In this section we provide you with a movie which includes two motions: (i) camera pan; and (ii) a walking professor.
Applying alignment to the entire frame will lock on to the dominant motion (in this case the camera motion). Taking the median of each pixel across all frames would eliminate the walking professor from the entire movie.

In [25]:
def remove_dynamics(video, ref_idx, **kwargs):
    """Generates a clean version of a video, removing fast moving objects (and also noise).
    
    Args:
        video (np.ndarray): the video to align.
        ref_idx (int): index of the reference frame.

    Your Args:
        *TODO*: describe here your additional **kwargs variables.
    
    Returns:
        np.ndarray: cleaned video.
    """
    
    # YOUR CODE HERE
    removed_dyn_video = np.zeros_like(video)
    for i in range(video.shape[0]):
        removed_dyn_video[i:,:,:] = reduce_noise(video, i, **kwargs)
        
    return removed_dyn_video

In [26]:
### HIDDEN AUTOMATIC TESTS

In [27]:
video_with_michal, meta = vread("data/video_with_michal.avi")
video_without_michal = remove_dynamics(video_with_michal, ref_idx=video_with_michal.shape[0]//2)

vshow(video_with_michal, title="With Michal", meta=meta)
vshow(video_without_michal, title="Without Michal", fname="results/remove_dynamics/video_without_michal.mp4", meta=meta)

Output()

Output()

#### [Q2.3.2] Theoretical Question
Do you observe any artifacts in the output video (_without Michal_)? What is the cause of these artifacts? Can they be fixed?

Indeed we do see some artifacts. When the camera shifts its view to the left, we sudenlly see a vertical line separating the left side of the room (where the shelf is) from the right (where the cubicle is).
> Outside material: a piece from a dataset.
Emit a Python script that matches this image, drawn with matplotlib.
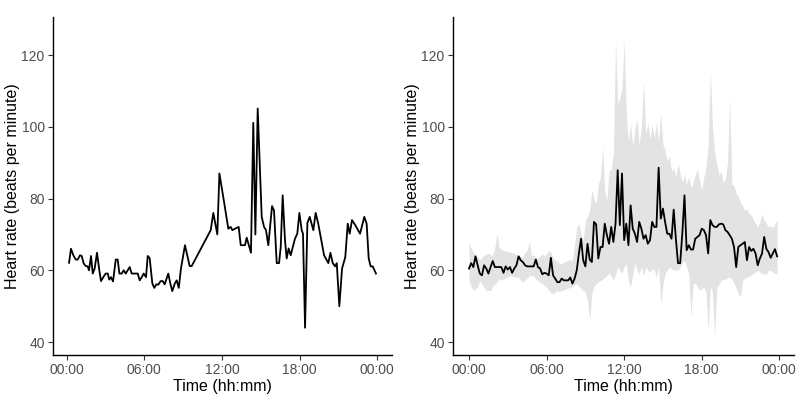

We conjecture that the different exposure of the camera between the frames is to blame - since we noticed that the contrast changes throughout the video, resulting in change of intesities. 

To amend this, we suggest using pyramid blending technique, as was implemented in EX2. We would use every consecutive pair of frames and use the shifts between them to produce a separating mask (NaN in one image implies the pixes belonging to the other), and apply the pyramid blending algorithm consecutively.